This little blogging adventure has created an odd paradox. Each entry is public and available to anyone who might find it. Anyone. In the entire world. And yet, in my head, there is the perception of privacy. I suppose that comes from the fact that it is somewhat anonymous. In so many ways, the internet creates this illusion of anonymity and privacy even as we reveal things to strangers. Since my first and last names aren't stuck on each entry, I make the assumption that no one really knows who am I.
But what happens when they do?
I've been totally comfortable knowing that one or two folks have found my blog and read it. I appreciate the comments. I like sharing my thoughts. But it occurs to me that I've not given the URL to a single person I know. Why?
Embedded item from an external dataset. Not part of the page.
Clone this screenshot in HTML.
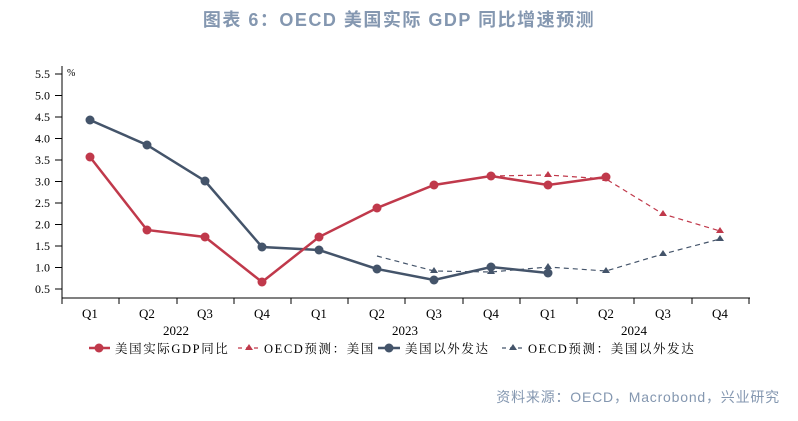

I guess it seems more vulnerable to have someone I know read my thoughts. It feels more intimate. It feels more exposed. And I'm not sure I understand that phenomenon. I'm not writing anything that reveals my deep, dark fantasies. I'm not admitting to heinous crimes. So what makes it feel this way?
Perhaps it isn't what I write, but simply the fact that I'm writing? I've never thought of myself as a writer. I'm not a terribly creative or insightful person. I'm just writing stuff down. And maybe that, in itself, is a little embarrassing.
And maybe out of millions of bloggers, I'm the only one who feels this way. Maybe not.
Maybe it is time to invite a friend to read.